- Jafarabad-e Pain Location within Iran
- Coordinates: 33°57′46″N 47°59′57″E﻿ / ﻿33.96278°N 47.99917°E
- Country: Iran
- Province: Lorestan
- County: Delfan
- District: Mirbag
- Rural District: Mirbag-e Shomali

Population (2016)
- • Total: 363
- Time zone: UTC+3:30 (IRST)

= Jafarabad-e Pain, Lorestan =

Village in Lorestan province, Iran

Jafarabad-e Pain (جعفرآبادپايين) (Note: Also romanized as Ja‘farābād-e Pā’īn; formerly known as Jafarabad-e Sofla (جعفرآباد سفلي), also romanized as Ja‘farābād-e Soflá; also known as Ja‘farābād) is a village in Mirbag-e Shomali Rural District of Mirbag District in Delfan County, Lorestan province, Iran.

==Demographics==
===Population===
At the time of the 2006 National Census, the village's population, as Jafarabad-e Sofla, was 159 in 32 households, when it was in the Central District.
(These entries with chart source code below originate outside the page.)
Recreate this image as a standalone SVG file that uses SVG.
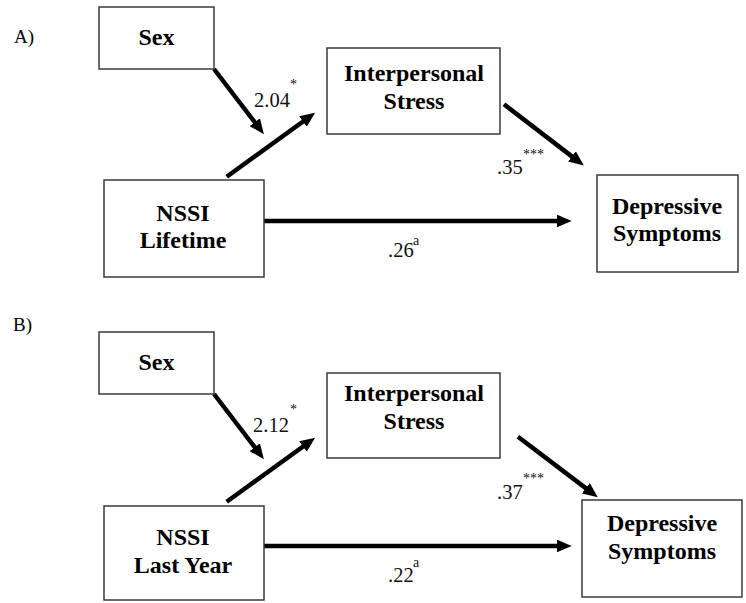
<svg xmlns="http://www.w3.org/2000/svg" width="746" height="603" viewBox="0 0 746 603">
<defs>
<marker id="ah" markerUnits="userSpaceOnUse" markerWidth="16" markerHeight="14" refX="4" refY="6.5" orient="auto">
<path d="M0,0 L15,6.5 L0,13 z" fill="#000"/>
</marker>
<style>
.box{fill:#fff;stroke:#3a3a3a;stroke-width:1.5}
.lbl{font-family:"Liberation Serif","Times New Roman",serif;font-weight:bold;font-size:24px;text-anchor:middle;fill:#000}
.coef{font-family:"Liberation Serif","Times New Roman",serif;font-size:20.5px;fill:#111}
.sup{font-family:"Liberation Serif","Times New Roman",serif;font-size:14px;fill:#111}
.panel{font-family:"Liberation Serif","Times New Roman",serif;font-size:19px;fill:#000}
.arr{stroke:#000;stroke-width:4.5;fill:none;marker-end:url(#ah)}
</style>
</defs>
<rect width="746" height="603" fill="#fff"/>
<text class="panel" x="14" y="43">A)</text>
<text class="panel" x="13" y="331">B)</text>
<g id="connectors">
<line class="arr" x1="214" y1="69" x2="257.2" y2="125.4"/>
<line class="arr" x1="226.7" y1="176.7" x2="306.2" y2="119.2"/>
<line class="arr" x1="504" y1="104.3" x2="575.1" y2="158.9"/>
<line class="arr" x1="264" y1="221" x2="560.7" y2="221"/>
<line class="arr" x1="214" y1="394" x2="257.2" y2="450.4"/>
<line class="arr" x1="226.7" y1="501.7" x2="306.2" y2="444.2"/>
<line class="arr" x1="518" y1="436.7" x2="589" y2="490.6"/>
<line class="arr" x1="264" y1="546" x2="560.7" y2="546"/>
<text class="coef" x="254" y="107">2.04</text><text class="sup" x="290" y="89">*</text>
<text class="coef" x="497" y="174">.35</text><text class="sup" x="523" y="158.5">***</text>
<text class="coef" x="388" y="256.7">.26</text><text class="sup" x="413" y="245">a</text>
<text class="coef" x="253" y="432">2.12</text><text class="sup" x="290" y="414">*</text>
<text class="coef" x="497" y="499.3">.37</text><text class="sup" x="523" y="483">***</text>
<text class="coef" x="388" y="581.7">.22</text><text class="sup" x="413" y="567">a</text>
</g>
<g id="a-sex">
<rect class="box" x="99" y="7" width="115" height="62"/>
<text class="lbl" x="156.5" y="45">Sex</text>
</g>
<g id="a-interpersonal">
<rect class="box" x="327" y="48" width="173" height="86"/>
<text class="lbl" x="414" y="81">Interpersonal</text>
<text class="lbl" x="414" y="108.5">Stress</text>
</g>
<g id="a-nssi">
<rect class="box" x="104" y="180" width="160" height="97"/>
<text class="lbl" x="183" y="220.7">NSSI</text>
<text class="lbl" x="183" y="248.3">Lifetime</text>
</g>
<g id="a-depressive">
<rect class="box" x="597" y="175" width="141" height="97"/>
<text class="lbl" x="667" y="213.5">Depressive</text>
<text class="lbl" x="667" y="241">Symptoms</text>
</g>
<g id="b-sex">
<rect class="box" x="99" y="332" width="115" height="62"/>
<text class="lbl" x="156.5" y="370">Sex</text>
</g>
<g id="b-interpersonal">
<rect class="box" x="327" y="373" width="173" height="85"/>
<text class="lbl" x="414" y="401">Interpersonal</text>
<text class="lbl" x="414" y="429">Stress</text>
</g>
<g id="b-nssi">
<rect class="box" x="104" y="506" width="160" height="94"/>
<text class="lbl" x="183" y="545">NSSI</text>
<text class="lbl" x="183" y="573">Last Year</text>
</g>
<g id="b-depressive">
<rect class="box" x="582" y="500" width="160" height="97"/>
<text class="lbl" x="662" y="531">Depressive</text>
<text class="lbl" x="662" y="558.5">Symptoms</text>
</g>
</svg>
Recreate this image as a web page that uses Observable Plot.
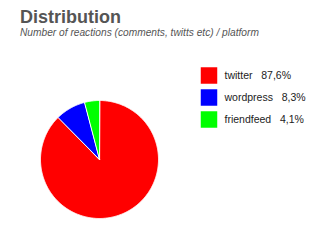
<!DOCTYPE html>
<html>
<head>
<meta charset="utf-8">
<script src="https://cdn.jsdelivr.net/npm/d3@7"></script>
<script src="https://cdn.jsdelivr.net/npm/@observablehq/plot@0.6"></script>
<style>
  html, body { margin: 0; padding: 0; background: #fff; }
  #chart { position: relative; width: 322px; height: 244px; overflow: hidden; font-family: "Liberation Sans", Arial, sans-serif; }
  #title { position: absolute; left: 20px; top: 6px; font-size: 18px; font-weight: bold; color: #555; line-height: 22px; }
  #subtitle { position: absolute; left: 20px; top: 27px; font-size: 10.2px; font-style: italic; color: #555; line-height: 12px; white-space: nowrap; }
  #pie, #legend { position: absolute; }
  #pie { left: 34px; top: 94px; }
  #legend { left: 195px; top: 62px; }
</style>
</head>
<body>
<div id="chart">
  <div id="title">Distribution</div>
  <div id="subtitle">Number of reactions (comments, twitts etc) / platform</div>
  <div id="pie"></div>
  <div id="legend"></div>
</div>
<script>
// Share of reactions per platform, in percent
const platforms = ["twitter", "wordpress", "friendfeed"];
const shares = [87.6, 8.3, 4.1];
const colors = ["#ff0000", "#0000ff", "#00ff00"];

const rows = platforms.map((platform, i) => ({platform, share: shares[i]}));
const fmt = (v) => v.toFixed(1).replace(".", ",") + "%";

// Slice outlines: center point, then the outer arc, from d3.pie angles
// (0 at 12 o'clock, clockwise).
const arcs = d3.pie().sort(null).value((d) => d.share)(rows);
const outline = arcs.flatMap((a) => {
  const n = Math.max(2, Math.ceil((a.endAngle - a.startAngle) / 0.01));
  const pts = [{platform: a.data.platform, x: 0, y: 0}];
  for (let k = 0; k <= n; ++k) {
    const t = a.startAngle + (a.endAngle - a.startAngle) * (k / n);
    pts.push({platform: a.data.platform, x: Math.sin(t), y: Math.cos(t)});
  }
  return pts;
});

const color = {domain: platforms, range: colors};

const pie = Plot.plot({
  width: 130,
  height: 130,
  margin: 6,
  x: {domain: [-1, 1], axis: null},
  y: {domain: [-1, 1], axis: null},
  color,
  style: {background: "transparent", overflow: "visible"},
  marks: [
    Plot.line(outline, {
      x: "x",
      y: "y",
      z: "platform",
      fill: "platform",
      stroke: "#fff",
      strokeWidth: 1,
      strokeLinejoin: "round",
      curve: "linear-closed"
    })
  ]
});
document.getElementById("pie").append(pie);

// Legend: one swatch and label per platform, rows on a band scale
const legend = Plot.plot({
  width: 127,
  height: 70,
  marginTop: 2,
  marginBottom: 2,
  marginLeft: 0,
  marginRight: 0,
  y: {type: "band", domain: platforms, axis: null, padding: 0},
  color,
  style: {
    background: "transparent",
    fontFamily: "'Liberation Sans', Arial, sans-serif",
    fontSize: "10.5px",
    color: "#222",
    overflow: "visible"
  },
  marks: [
    Plot.dot(rows, {
      y: "platform",
      fill: "platform",
      symbol: "square",
      r: 9.3,
      frameAnchor: "left",
      dx: 13.5
    }),
    Plot.text(rows, {
      y: "platform",
      text: (d) => d.platform + "\u00a0\u00a0\u00a0" + fmt(d.share),
      frameAnchor: "left",
      textAnchor: "start",
      dx: 29,
      fill: "#222"
    })
  ]
});
document.getElementById("legend").append(legend);
</script>
</body>
</html>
The following census in 2011 counted 157 people in 49 households, by which time the village was listed as Jafarabad-e Pain. The 2016 census measured the population of the village as 363 people in 101 households.

In 2022, the rural district was separated from the district in the formation of Mirbag District.